— BEGIN RECORD LIST —
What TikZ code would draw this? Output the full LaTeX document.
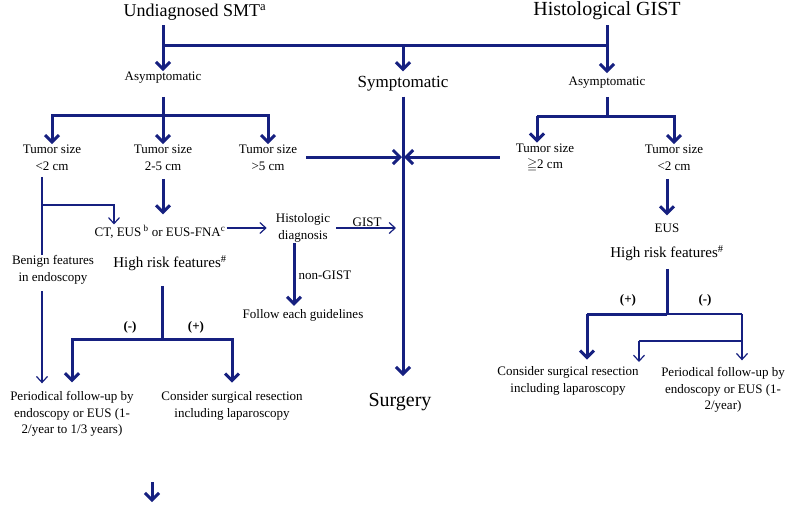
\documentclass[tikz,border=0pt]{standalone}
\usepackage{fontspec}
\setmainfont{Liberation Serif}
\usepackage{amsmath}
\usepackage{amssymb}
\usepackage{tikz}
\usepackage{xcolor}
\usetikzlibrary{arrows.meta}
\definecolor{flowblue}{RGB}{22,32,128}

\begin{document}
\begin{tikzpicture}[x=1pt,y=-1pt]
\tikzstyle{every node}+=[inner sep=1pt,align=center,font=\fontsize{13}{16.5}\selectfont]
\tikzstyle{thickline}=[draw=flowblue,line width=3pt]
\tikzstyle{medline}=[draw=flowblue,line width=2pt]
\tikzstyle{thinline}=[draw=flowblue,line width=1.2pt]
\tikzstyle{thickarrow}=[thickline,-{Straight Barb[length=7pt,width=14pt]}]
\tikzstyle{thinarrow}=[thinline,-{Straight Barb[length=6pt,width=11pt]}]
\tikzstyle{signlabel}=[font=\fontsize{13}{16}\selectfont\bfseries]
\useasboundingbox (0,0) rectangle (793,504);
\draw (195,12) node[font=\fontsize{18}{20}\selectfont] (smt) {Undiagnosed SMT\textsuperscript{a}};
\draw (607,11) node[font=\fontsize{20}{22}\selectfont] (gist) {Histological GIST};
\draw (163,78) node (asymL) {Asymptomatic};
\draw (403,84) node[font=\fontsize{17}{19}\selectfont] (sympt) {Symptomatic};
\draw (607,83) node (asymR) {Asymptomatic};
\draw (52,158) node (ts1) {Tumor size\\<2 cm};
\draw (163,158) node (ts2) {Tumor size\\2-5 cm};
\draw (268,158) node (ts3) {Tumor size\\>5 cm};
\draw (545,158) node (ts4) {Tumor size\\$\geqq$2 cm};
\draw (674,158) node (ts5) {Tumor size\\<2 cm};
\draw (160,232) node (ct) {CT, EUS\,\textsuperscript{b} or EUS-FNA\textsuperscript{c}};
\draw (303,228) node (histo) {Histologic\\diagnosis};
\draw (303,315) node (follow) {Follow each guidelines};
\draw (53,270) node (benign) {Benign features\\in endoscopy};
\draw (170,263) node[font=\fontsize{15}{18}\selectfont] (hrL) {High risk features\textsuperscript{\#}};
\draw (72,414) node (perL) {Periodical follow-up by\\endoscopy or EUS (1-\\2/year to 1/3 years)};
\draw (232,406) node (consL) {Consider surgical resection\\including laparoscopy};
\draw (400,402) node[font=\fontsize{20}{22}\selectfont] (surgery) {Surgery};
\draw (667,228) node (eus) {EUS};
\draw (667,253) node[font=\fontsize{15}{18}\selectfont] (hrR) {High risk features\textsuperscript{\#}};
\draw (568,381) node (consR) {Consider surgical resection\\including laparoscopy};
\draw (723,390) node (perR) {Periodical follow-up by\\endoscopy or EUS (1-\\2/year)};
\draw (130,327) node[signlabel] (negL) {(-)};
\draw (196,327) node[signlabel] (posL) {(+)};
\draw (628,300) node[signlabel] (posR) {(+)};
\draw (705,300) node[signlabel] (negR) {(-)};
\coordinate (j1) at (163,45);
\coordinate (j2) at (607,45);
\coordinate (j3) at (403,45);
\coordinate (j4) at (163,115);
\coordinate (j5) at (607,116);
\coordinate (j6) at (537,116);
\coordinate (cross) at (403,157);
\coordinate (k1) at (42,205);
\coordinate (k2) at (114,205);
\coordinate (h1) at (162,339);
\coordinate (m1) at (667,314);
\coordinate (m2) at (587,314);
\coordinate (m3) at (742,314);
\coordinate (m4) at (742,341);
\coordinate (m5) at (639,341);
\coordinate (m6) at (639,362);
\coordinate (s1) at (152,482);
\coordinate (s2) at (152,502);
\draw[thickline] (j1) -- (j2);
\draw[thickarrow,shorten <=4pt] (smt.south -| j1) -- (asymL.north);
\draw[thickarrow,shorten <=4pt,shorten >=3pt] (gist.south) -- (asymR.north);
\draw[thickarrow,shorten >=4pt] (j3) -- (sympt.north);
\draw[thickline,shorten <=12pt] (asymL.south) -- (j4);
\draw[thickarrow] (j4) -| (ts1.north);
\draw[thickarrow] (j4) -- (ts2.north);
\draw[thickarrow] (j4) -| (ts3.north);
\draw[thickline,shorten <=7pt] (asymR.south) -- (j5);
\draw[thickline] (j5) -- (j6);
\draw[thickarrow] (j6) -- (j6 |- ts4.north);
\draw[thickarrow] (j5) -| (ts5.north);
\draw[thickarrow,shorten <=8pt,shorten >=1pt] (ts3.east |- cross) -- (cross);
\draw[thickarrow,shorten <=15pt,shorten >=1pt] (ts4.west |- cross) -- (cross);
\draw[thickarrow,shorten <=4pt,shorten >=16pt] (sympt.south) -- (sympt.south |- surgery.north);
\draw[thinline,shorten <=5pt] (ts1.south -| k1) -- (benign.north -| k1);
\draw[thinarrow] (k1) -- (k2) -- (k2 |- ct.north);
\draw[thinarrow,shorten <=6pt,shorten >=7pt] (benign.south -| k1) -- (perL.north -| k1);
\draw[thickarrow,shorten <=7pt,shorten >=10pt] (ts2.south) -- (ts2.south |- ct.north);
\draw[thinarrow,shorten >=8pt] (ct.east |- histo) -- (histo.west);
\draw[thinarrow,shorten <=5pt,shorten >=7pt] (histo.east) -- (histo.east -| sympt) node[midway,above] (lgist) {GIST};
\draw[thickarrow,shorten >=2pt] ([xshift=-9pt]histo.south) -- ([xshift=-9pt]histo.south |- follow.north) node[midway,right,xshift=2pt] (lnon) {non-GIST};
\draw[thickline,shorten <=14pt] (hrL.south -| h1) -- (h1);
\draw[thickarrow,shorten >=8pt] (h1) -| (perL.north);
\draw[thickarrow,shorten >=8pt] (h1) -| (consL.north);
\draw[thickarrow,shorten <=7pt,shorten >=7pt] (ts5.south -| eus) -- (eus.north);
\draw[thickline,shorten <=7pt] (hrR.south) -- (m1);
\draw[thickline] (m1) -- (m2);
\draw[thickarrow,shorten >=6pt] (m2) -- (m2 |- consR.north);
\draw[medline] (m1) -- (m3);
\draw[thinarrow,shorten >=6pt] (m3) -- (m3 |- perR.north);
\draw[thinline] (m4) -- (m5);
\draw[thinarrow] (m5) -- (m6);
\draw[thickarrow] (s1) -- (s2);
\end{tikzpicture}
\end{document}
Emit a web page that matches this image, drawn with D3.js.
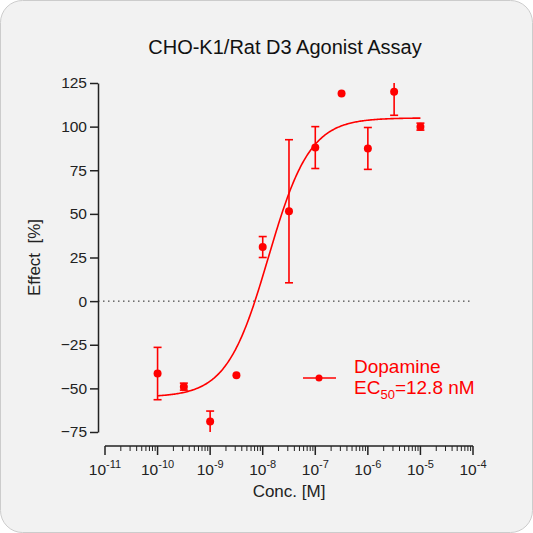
— END RECORD LIST —
■ **WHAT YOU WILL DO**
Repeat the records word for word. Any picture in them should be left out.

■ **RESPONSE FOR THIS EXERCISE**
What TikZ code would draw this? Output the full LaTeX document.
\documentclass[tikz,border=0pt]{standalone}
\usepackage{fontspec}
\setmainfont{Liberation Serif}
\usepackage{amsmath}
\usepackage{amssymb}
\usepackage{tikz}
\usepackage{xcolor}
\usetikzlibrary{arrows.meta}
\definecolor{flowblue}{RGB}{22,32,128}

\begin{document}
\begin{tikzpicture}[x=1pt,y=-1pt]
\tikzstyle{every node}+=[inner sep=1pt,align=center,font=\fontsize{13}{16.5}\selectfont]
\tikzstyle{thickline}=[draw=flowblue,line width=3pt]
\tikzstyle{medline}=[draw=flowblue,line width=2pt]
\tikzstyle{thinline}=[draw=flowblue,line width=1.2pt]
\tikzstyle{thickarrow}=[thickline,-{Straight Barb[length=7pt,width=14pt]}]
\tikzstyle{thinarrow}=[thinline,-{Straight Barb[length=6pt,width=11pt]}]
\tikzstyle{signlabel}=[font=\fontsize{13}{16}\selectfont\bfseries]
\useasboundingbox (0,0) rectangle (793,504);
\draw (195,12) node[font=\fontsize{18}{20}\selectfont] (smt) {Undiagnosed SMT\textsuperscript{a}};
\draw (607,11) node[font=\fontsize{20}{22}\selectfont] (gist) {Histological GIST};
\draw (163,78) node (asymL) {Asymptomatic};
\draw (403,84) node[font=\fontsize{17}{19}\selectfont] (sympt) {Symptomatic};
\draw (607,83) node (asymR) {Asymptomatic};
\draw (52,158) node (ts1) {Tumor size\\<2 cm};
\draw (163,158) node (ts2) {Tumor size\\2-5 cm};
\draw (268,158) node (ts3) {Tumor size\\>5 cm};
\draw (545,158) node (ts4) {Tumor size\\$\geqq$2 cm};
\draw (674,158) node (ts5) {Tumor size\\<2 cm};
\draw (160,232) node (ct) {CT, EUS\,\textsuperscript{b} or EUS-FNA\textsuperscript{c}};
\draw (303,228) node (histo) {Histologic\\diagnosis};
\draw (303,315) node (follow) {Follow each guidelines};
\draw (53,270) node (benign) {Benign features\\in endoscopy};
\draw (170,263) node[font=\fontsize{15}{18}\selectfont] (hrL) {High risk features\textsuperscript{\#}};
\draw (72,414) node (perL) {Periodical follow-up by\\endoscopy or EUS (1-\\2/year to 1/3 years)};
\draw (232,406) node (consL) {Consider surgical resection\\including laparoscopy};
\draw (400,402) node[font=\fontsize{20}{22}\selectfont] (surgery) {Surgery};
\draw (667,228) node (eus) {EUS};
\draw (667,253) node[font=\fontsize{15}{18}\selectfont] (hrR) {High risk features\textsuperscript{\#}};
\draw (568,381) node (consR) {Consider surgical resection\\including laparoscopy};
\draw (723,390) node (perR) {Periodical follow-up by\\endoscopy or EUS (1-\\2/year)};
\draw (130,327) node[signlabel] (negL) {(-)};
\draw (196,327) node[signlabel] (posL) {(+)};
\draw (628,300) node[signlabel] (posR) {(+)};
\draw (705,300) node[signlabel] (negR) {(-)};
\coordinate (j1) at (163,45);
\coordinate (j2) at (607,45);
\coordinate (j3) at (403,45);
\coordinate (j4) at (163,115);
\coordinate (j5) at (607,116);
\coordinate (j6) at (537,116);
\coordinate (cross) at (403,157);
\coordinate (k1) at (42,205);
\coordinate (k2) at (114,205);
\coordinate (h1) at (162,339);
\coordinate (m1) at (667,314);
\coordinate (m2) at (587,314);
\coordinate (m3) at (742,314);
\coordinate (m4) at (742,341);
\coordinate (m5) at (639,341);
\coordinate (m6) at (639,362);
\coordinate (s1) at (152,482);
\coordinate (s2) at (152,502);
\draw[thickline] (j1) -- (j2);
\draw[thickarrow,shorten <=4pt] (smt.south -| j1) -- (asymL.north);
\draw[thickarrow,shorten <=4pt,shorten >=3pt] (gist.south) -- (asymR.north);
\draw[thickarrow,shorten >=4pt] (j3) -- (sympt.north);
\draw[thickline,shorten <=12pt] (asymL.south) -- (j4);
\draw[thickarrow] (j4) -| (ts1.north);
\draw[thickarrow] (j4) -- (ts2.north);
\draw[thickarrow] (j4) -| (ts3.north);
\draw[thickline,shorten <=7pt] (asymR.south) -- (j5);
\draw[thickline] (j5) -- (j6);
\draw[thickarrow] (j6) -- (j6 |- ts4.north);
\draw[thickarrow] (j5) -| (ts5.north);
\draw[thickarrow,shorten <=8pt,shorten >=1pt] (ts3.east |- cross) -- (cross);
\draw[thickarrow,shorten <=15pt,shorten >=1pt] (ts4.west |- cross) -- (cross);
\draw[thickarrow,shorten <=4pt,shorten >=16pt] (sympt.south) -- (sympt.south |- surgery.north);
\draw[thinline,shorten <=5pt] (ts1.south -| k1) -- (benign.north -| k1);
\draw[thinarrow] (k1) -- (k2) -- (k2 |- ct.north);
\draw[thinarrow,shorten <=6pt,shorten >=7pt] (benign.south -| k1) -- (perL.north -| k1);
\draw[thickarrow,shorten <=7pt,shorten >=10pt] (ts2.south) -- (ts2.south |- ct.north);
\draw[thinarrow,shorten >=8pt] (ct.east |- histo) -- (histo.west);
\draw[thinarrow,shorten <=5pt,shorten >=7pt] (histo.east) -- (histo.east -| sympt) node[midway,above] (lgist) {GIST};
\draw[thickarrow,shorten >=2pt] ([xshift=-9pt]histo.south) -- ([xshift=-9pt]histo.south |- follow.north) node[midway,right,xshift=2pt] (lnon) {non-GIST};
\draw[thickline,shorten <=14pt] (hrL.south -| h1) -- (h1);
\draw[thickarrow,shorten >=8pt] (h1) -| (perL.north);
\draw[thickarrow,shorten >=8pt] (h1) -| (consL.north);
\draw[thickarrow,shorten <=7pt,shorten >=7pt] (ts5.south -| eus) -- (eus.north);
\draw[thickline,shorten <=7pt] (hrR.south) -- (m1);
\draw[thickline] (m1) -- (m2);
\draw[thickarrow,shorten >=6pt] (m2) -- (m2 |- consR.north);
\draw[medline] (m1) -- (m3);
\draw[thinarrow,shorten >=6pt] (m3) -- (m3 |- perR.north);
\draw[thinline] (m4) -- (m5);
\draw[thinarrow] (m5) -- (m6);
\draw[thickarrow] (s1) -- (s2);
\end{tikzpicture}
\end{document}
Emit a web page that matches this image, drawn with D3.js.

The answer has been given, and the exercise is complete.